How Can I Find More Satisfaction in Work?

4 min read
A man in a tie standing in the middle of a maze

Dear James,

What are we, modern humans, to make of work? How can I do it without so much anxiety, but still sufficient productivity? The daily grind is mostly fine but also highly stressful, with manic bouts of propulsion toward deadlines, little clarity around what I should do or should have done, and the constant drumbeat of fear that I’m not adding much value. I find myself regularly reviewing awkward and painful moments of my day at night, when I should be sleeping, or when I would probably derive much more life satisfaction from attuning to my kids.

I’ve never been able to settle on an overarching mission for my working life because nothing seems reliable or worthy enough of sacrificing the other major factors that impact my happiness—mostly the amount of time I can spend with my family, the location where we live, and the security of a decent salary. So in a way I see myself as infinitely flexible; I don’t have a great, deep reason for doing what I do now, but it would probably take a lot for me to tack to something else. I have no grand plan. Am I going to regret this when I reach retirement age?

Is it this job, or is this just what work is? Is it me? What can the average person expect from a lifetime of work? What should we be aiming for?


Dear Reader,

In my 20s, I worked at an office in West London analyzing transport statistics: how many cars are on the rotary at one time and which direction they’re coming from, how many passengers climb on the train at a particular station, etc. I made projections, I stared at graphs. And before I was driven from the place by a detonation sequence of mind-wrecking panic attacks, I was strangely happy there. The boringness of the work seemed to have its own value. A feeling of muffled industry. Engrossing, in a gently overcast way. No mistaking it for something that might ignite my spirit: it was work, nothing but. I sat at my desk, peacefully working. Had I not turned into the figure from Munch’s The Scream–flipper hands grasping my skull, bands of distortion in the sky–I’d be there still.

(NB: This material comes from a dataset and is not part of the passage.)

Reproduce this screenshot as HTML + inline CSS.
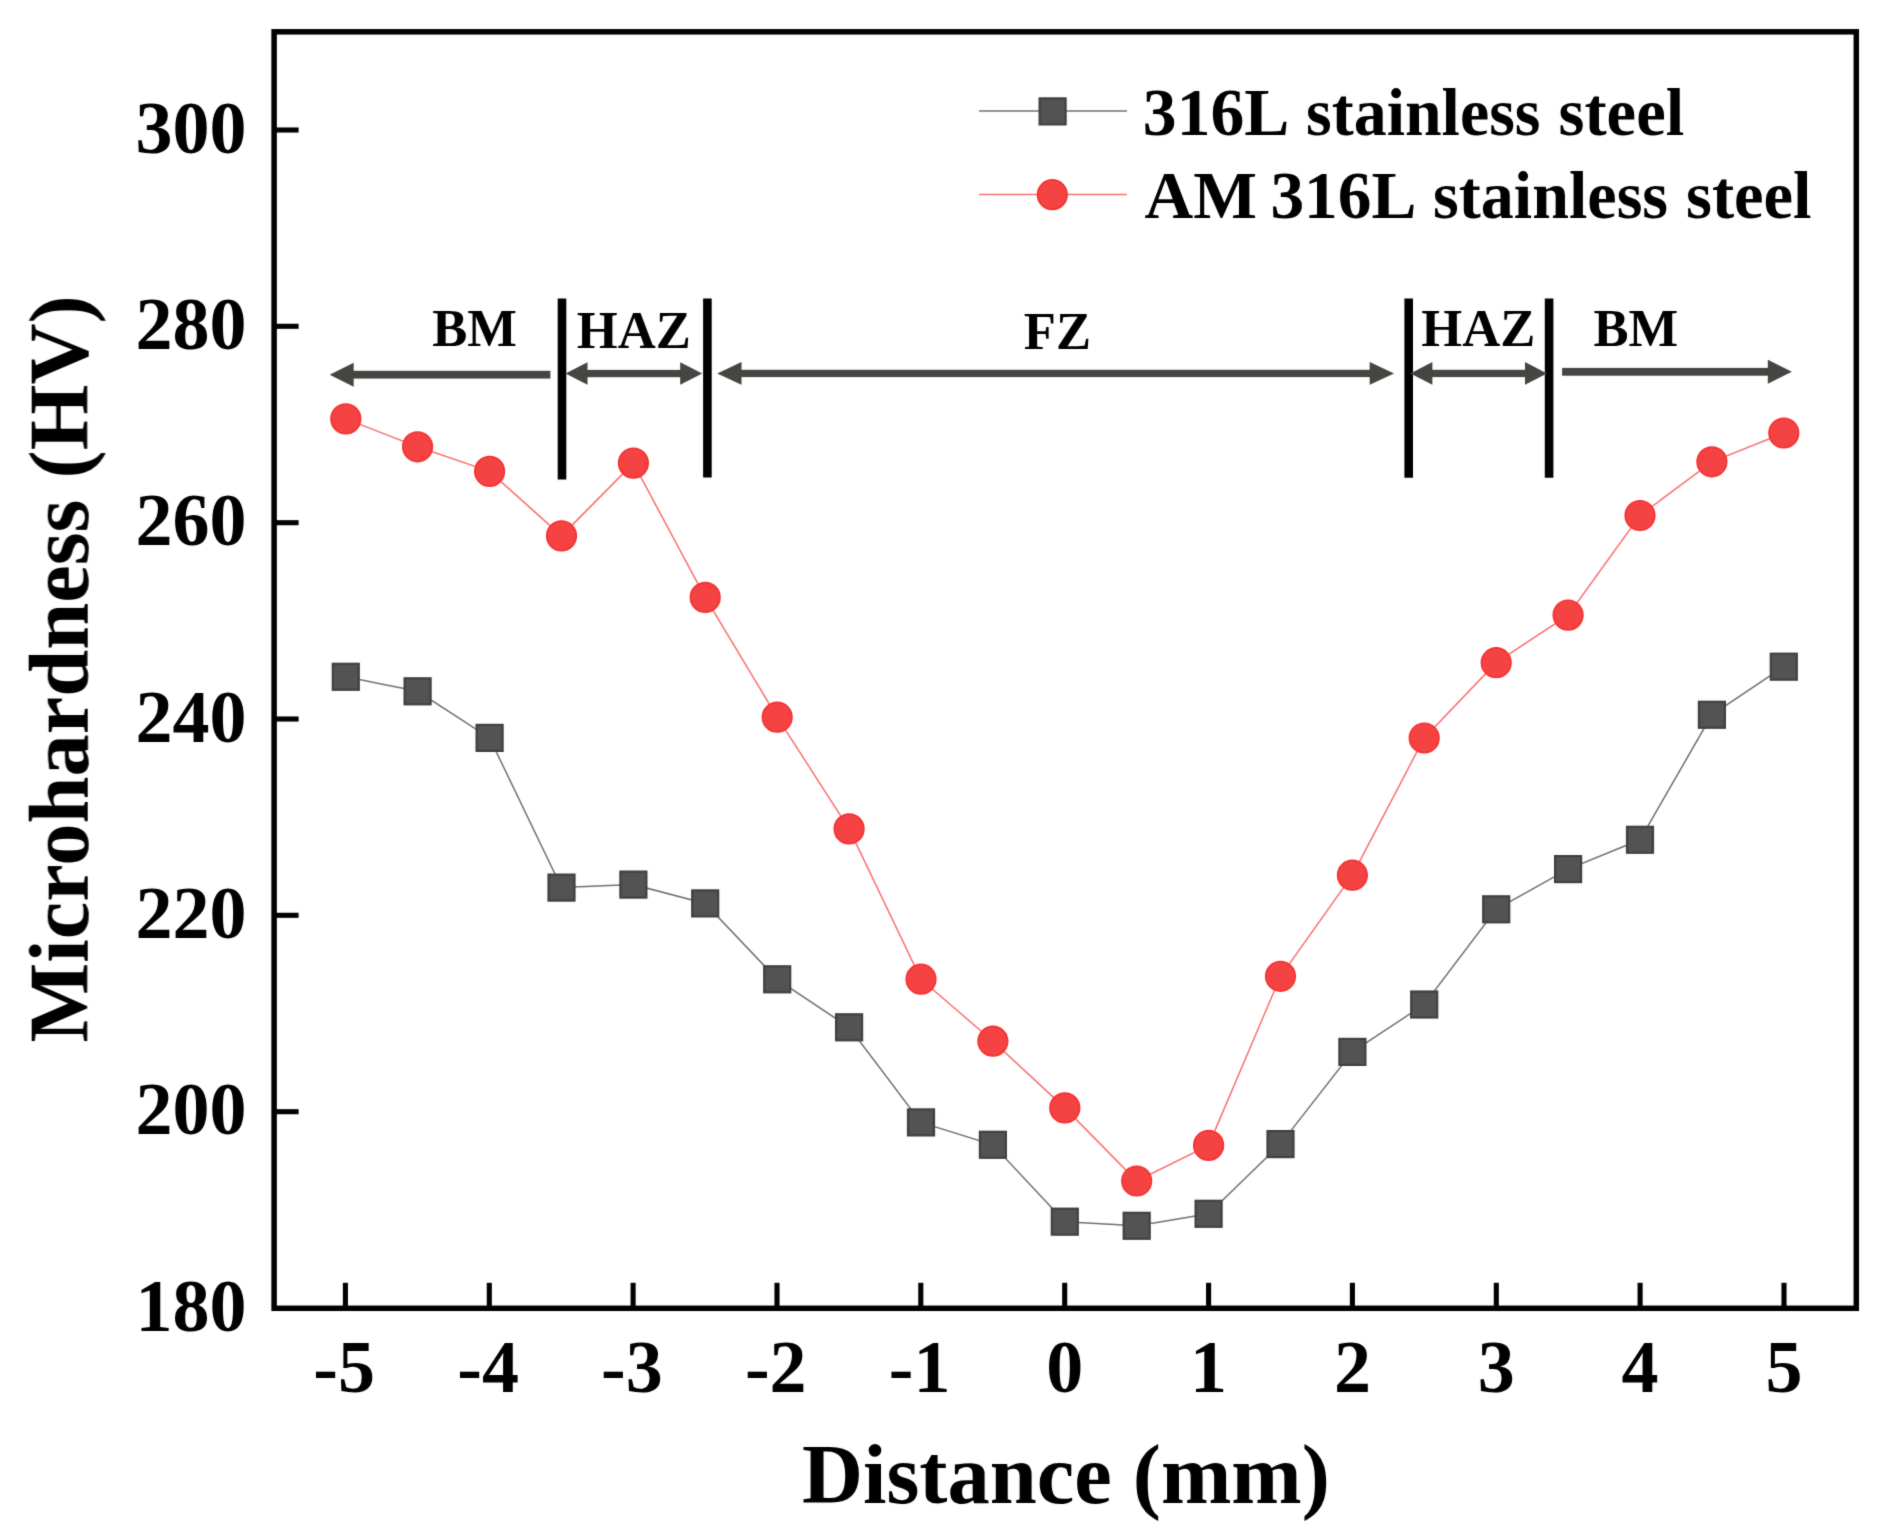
<!DOCTYPE html>
<html lang="en"><head><meta charset="utf-8"><title>Microhardness vs Distance</title>
<style>
html,body{margin:0;padding:0;background:#fff;}
body{width:1885px;height:1535px;overflow:hidden;}
svg{display:block;}
text{font-family:'Liberation Serif',serif;font-weight:bold;fill:#000;}
.tick{font-size:74px;}
.axl{font-size:84.5px;}
.leg{font-size:67px;}
.zone{font-size:52.6px;}
</style></head><body>
<svg width="1885" height="1535" viewBox="0 0 1885 1535">
<defs><filter id="soft" x="0" y="0" width="1885" height="1535" filterUnits="userSpaceOnUse"><feConvolveMatrix order="3" kernelMatrix="1 6 1 6 36 6 1 6 1" divisor="64" edgeMode="duplicate" preserveAlpha="false"/></filter></defs>
<rect x="0" y="0" width="1885" height="1535" fill="#fff"/>
<g filter="url(#soft)">
<rect x="274.1" y="31.8" width="1582.2" height="1276.5" fill="none" stroke="#000" stroke-width="5.5"/>
<g stroke="#000" stroke-width="5.1">
<line x1="274.1" y1="1111.7" x2="298.6" y2="1111.7"/>
<line x1="274.1" y1="915.3" x2="298.6" y2="915.3"/>
<line x1="274.1" y1="719.0" x2="298.6" y2="719.0"/>
<line x1="274.1" y1="522.7" x2="298.6" y2="522.7"/>
<line x1="274.1" y1="326.3" x2="298.6" y2="326.3"/>
<line x1="274.1" y1="130.0" x2="298.6" y2="130.0"/>
<line x1="345.4" y1="1308.3" x2="345.4" y2="1282.8"/>
<line x1="489.3" y1="1308.3" x2="489.3" y2="1282.8"/>
<line x1="633.1" y1="1308.3" x2="633.1" y2="1282.8"/>
<line x1="777.0" y1="1308.3" x2="777.0" y2="1282.8"/>
<line x1="920.8" y1="1308.3" x2="920.8" y2="1282.8"/>
<line x1="1064.7" y1="1308.3" x2="1064.7" y2="1282.8"/>
<line x1="1208.6" y1="1308.3" x2="1208.6" y2="1282.8"/>
<line x1="1352.4" y1="1308.3" x2="1352.4" y2="1282.8"/>
<line x1="1496.3" y1="1308.3" x2="1496.3" y2="1282.8"/>
<line x1="1640.1" y1="1308.3" x2="1640.1" y2="1282.8"/>
<line x1="1784.0" y1="1308.3" x2="1784.0" y2="1282.8"/>
</g>
<g class="tick">
<text x="246.5" y="1330.7" text-anchor="end">180</text>
<text x="246.5" y="1134.4" text-anchor="end">200</text>
<text x="246.5" y="938.0" text-anchor="end">220</text>
<text x="246.5" y="741.7" text-anchor="end">240</text>
<text x="246.5" y="545.4" text-anchor="end">260</text>
<text x="246.5" y="349.0" text-anchor="end">280</text>
<text x="246.5" y="152.7" text-anchor="end">300</text>
<text x="344.2" y="1392.4" text-anchor="middle">-5</text>
<text x="488.1" y="1392.4" text-anchor="middle">-4</text>
<text x="631.9" y="1392.4" text-anchor="middle">-3</text>
<text x="775.8" y="1392.4" text-anchor="middle">-2</text>
<text x="919.6" y="1392.4" text-anchor="middle">-1</text>
<text x="1064.7" y="1392.4" text-anchor="middle">0</text>
<text x="1208.6" y="1392.4" text-anchor="middle">1</text>
<text x="1352.4" y="1392.4" text-anchor="middle">2</text>
<text x="1496.3" y="1392.4" text-anchor="middle">3</text>
<text x="1640.1" y="1392.4" text-anchor="middle">4</text>
<text x="1784.0" y="1392.4" text-anchor="middle">5</text>
</g>
<text class="axl" x="1065.9" y="1503" text-anchor="middle">Distance (mm)</text>
<text class="axl" transform="translate(87.7,669) rotate(-90)" text-anchor="middle">Microhardness (HV)</text>
<polyline points="345.8,676.8 417.6,691.3 489.6,737.9 561.5,887.6 633.4,884.6 705.2,903.4 777.2,979.3 849.1,1027.3 921.0,1122.4 992.9,1144.8 1064.8,1221.7 1136.7,1225.8 1208.6,1213.8 1280.5,1144.1 1352.4,1051.9 1424.2,1004.5 1496.2,909.3 1568.1,869.1 1640.0,839.8 1711.9,714.8 1783.8,666.7" fill="none" stroke="#707070" stroke-width="1.5"/>
<g fill="#525252" stroke="#414141" stroke-width="2.2">
<rect x="332.8" y="663.8" width="26" height="26"/>
<rect x="404.6" y="678.3" width="26" height="26"/>
<rect x="476.6" y="724.9" width="26" height="26"/>
<rect x="548.5" y="874.6" width="26" height="26"/>
<rect x="620.4" y="871.6" width="26" height="26"/>
<rect x="692.2" y="890.4" width="26" height="26"/>
<rect x="764.2" y="966.3" width="26" height="26"/>
<rect x="836.1" y="1014.3" width="26" height="26"/>
<rect x="908.0" y="1109.4" width="26" height="26"/>
<rect x="979.9" y="1131.8" width="26" height="26"/>
<rect x="1051.8" y="1208.7" width="26" height="26"/>
<rect x="1123.7" y="1212.8" width="26" height="26"/>
<rect x="1195.6" y="1200.8" width="26" height="26"/>
<rect x="1267.5" y="1131.1" width="26" height="26"/>
<rect x="1339.4" y="1038.9" width="26" height="26"/>
<rect x="1411.2" y="991.5" width="26" height="26"/>
<rect x="1483.2" y="896.3" width="26" height="26"/>
<rect x="1555.1" y="856.1" width="26" height="26"/>
<rect x="1627.0" y="826.8" width="26" height="26"/>
<rect x="1698.9" y="701.8" width="26" height="26"/>
<rect x="1770.8" y="653.7" width="26" height="26"/>
</g>
<polyline points="345.8,418.9 417.6,446.8 489.6,471.4 561.5,535.9 633.4,463.1 705.2,597.4 777.2,717.2 849.1,828.9 921.0,979.2 992.9,1041.2 1064.8,1107.9 1136.7,1181.0 1208.6,1145.4 1280.5,976.3 1352.4,875.2 1424.2,738.0 1496.2,662.7 1568.1,615.1 1640.0,515.5 1711.9,461.8 1783.8,433.0" fill="none" stroke="#f87070" stroke-width="1.5"/>
<g fill="#f54242" stroke="#f53030" stroke-width="1.6">
<circle cx="345.8" cy="418.9" r="14.8"/>
<circle cx="417.6" cy="446.8" r="14.8"/>
<circle cx="489.6" cy="471.4" r="14.8"/>
<circle cx="561.5" cy="535.9" r="14.8"/>
<circle cx="633.4" cy="463.1" r="14.8"/>
<circle cx="705.2" cy="597.4" r="14.8"/>
<circle cx="777.2" cy="717.2" r="14.8"/>
<circle cx="849.1" cy="828.9" r="14.8"/>
<circle cx="921.0" cy="979.2" r="14.8"/>
<circle cx="992.9" cy="1041.2" r="14.8"/>
<circle cx="1064.8" cy="1107.9" r="14.8"/>
<circle cx="1136.7" cy="1181.0" r="14.8"/>
<circle cx="1208.6" cy="1145.4" r="14.8"/>
<circle cx="1280.5" cy="976.3" r="14.8"/>
<circle cx="1352.4" cy="875.2" r="14.8"/>
<circle cx="1424.2" cy="738.0" r="14.8"/>
<circle cx="1496.2" cy="662.7" r="14.8"/>
<circle cx="1568.1" cy="615.1" r="14.8"/>
<circle cx="1640.0" cy="515.5" r="14.8"/>
<circle cx="1711.9" cy="461.8" r="14.8"/>
<circle cx="1783.8" cy="433.0" r="14.8"/>
</g>
<line x1="979" y1="111.0" x2="1127" y2="111.0" stroke="#707070" stroke-width="1.5"/>
<rect x="1039.6" y="98.4" width="26" height="26" fill="#525252" stroke="#414141" stroke-width="2.2"/>
<line x1="979" y1="194.4" x2="1127" y2="194.4" stroke="#f87070" stroke-width="1.5"/>
<circle cx="1052.3" cy="194.7" r="14.8" fill="#f54242" stroke="#f53030" stroke-width="1.6"/>
<text class="leg" y="134.8" font-size="67"><tspan x="1142.83" textLength="142.79" lengthAdjust="spacingAndGlyphs">316L</tspan> <tspan x="1306.12" textLength="234.34" lengthAdjust="spacingAndGlyphs">stainless</tspan> <tspan x="1558.50" textLength="125.68" lengthAdjust="spacingAndGlyphs">steel</tspan></text>
<text class="leg" y="217.6" font-size="67"><tspan x="1144.62" textLength="112.50" lengthAdjust="spacingAndGlyphs">AM</tspan> <tspan x="1270.44" textLength="142.29" lengthAdjust="spacingAndGlyphs">316L</tspan> <tspan x="1433.02" textLength="235.06" lengthAdjust="spacingAndGlyphs">stainless</tspan> <tspan x="1686.00" textLength="125.58" lengthAdjust="spacingAndGlyphs">steel</tspan></text>
<g stroke="#000" stroke-width="8.6">
<line x1="562.0" y1="298.5" x2="562.0" y2="479.5"/>
<line x1="707.4" y1="298.5" x2="707.4" y2="477.5"/>
<line x1="1408.7" y1="298.5" x2="1408.7" y2="477.7"/>
<line x1="1549.1" y1="298.5" x2="1549.1" y2="477.7"/>
</g>
<g fill="#444442">
<rect x="352.7" y="370.8" width="197.7" height="7.8"/><polygon points="329.7,374.7 353.7,362.7 353.7,386.7"/>
<rect x="586.5" y="369.9" width="94.7" height="7.3"/><polygon points="565.5,373.5 587.5,362.2 587.5,384.8"/><polygon points="702.2,373.5 680.2,362.2 680.2,384.8"/>
<rect x="740.5" y="369.8" width="630.2" height="7.3"/><polygon points="717.2,373.4 741.5,362.1 741.5,384.7"/><polygon points="1394.0,373.4 1369.7,362.1 1369.7,384.7"/>
<rect x="1431.4" y="369.8" width="94.6" height="7.3"/><polygon points="1410.4,373.4 1432.4,362.1 1432.4,384.7"/><polygon points="1547.0,373.4 1525.0,362.1 1525.0,384.7"/>
<rect x="1562.1" y="367.9" width="206.7" height="7.8"/><polygon points="1791.8,371.8 1767.8,359.8 1767.8,383.8"/>
</g>
<g class="zone" text-anchor="middle">
<text x="474.5" y="346.3">BM</text>
<text x="633.8" y="348">HAZ</text>
<text x="1057.4" y="349">FZ</text>
<text x="1478.3" y="346.3">HAZ</text>
<text x="1635.9" y="346.3">BM</text>
</g>
</g></svg></body></html>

Not every job has to blaze with vocational intensity, and not everybody needs to have a fulfilling career. In fact I applaud you for not having a “great deep reason” for doing the job you’re doing. We’ve got enough great deep reasons floating around these days. And I can assure you that you are adding ineffable value to your workplace just by being there: An office (it sounds like an office) is a mystical body like any other, and one person’s presence or absence changes everything. So do your work. And then go home.

Unprofessionally,
James


Dear James,

Sometimes when I’m in the grocery store, I see someone I sort of know but don’t really know well, and I find myself wondering what to do. Should I say hi and start a conversation, or just nod politely and walk on by? It feels awkward, because I’m never sure if they’re thinking the same thing or hoping to avoid an interaction altogether. How do you handle these situations?


Dear Reader,

Small talk can be beautiful, and there’s always the possibility of being irradiated with joy by a chance encounter in the grocery aisle, but then again … people. There are so many of them. They are so tiring. And now and again, for reasons to do with cerebral electricity, affective response, and what’s in your shopping basket, there really is nothing—literally nothing—to say.

Me, I tend to go for it: the big hello, and the conversational follow-through. But there have also been occasions when I have ducked into the baking section and waited for someone to go away. So I dunno. I like the old Jesuit maxim agere contra: “act against.” Or, more idiomatically: Get over yourself, If you’re feeling muted and introverted, in other words, reach out. And if you’re all swollen with ebullience—be gentle. Does that help at all?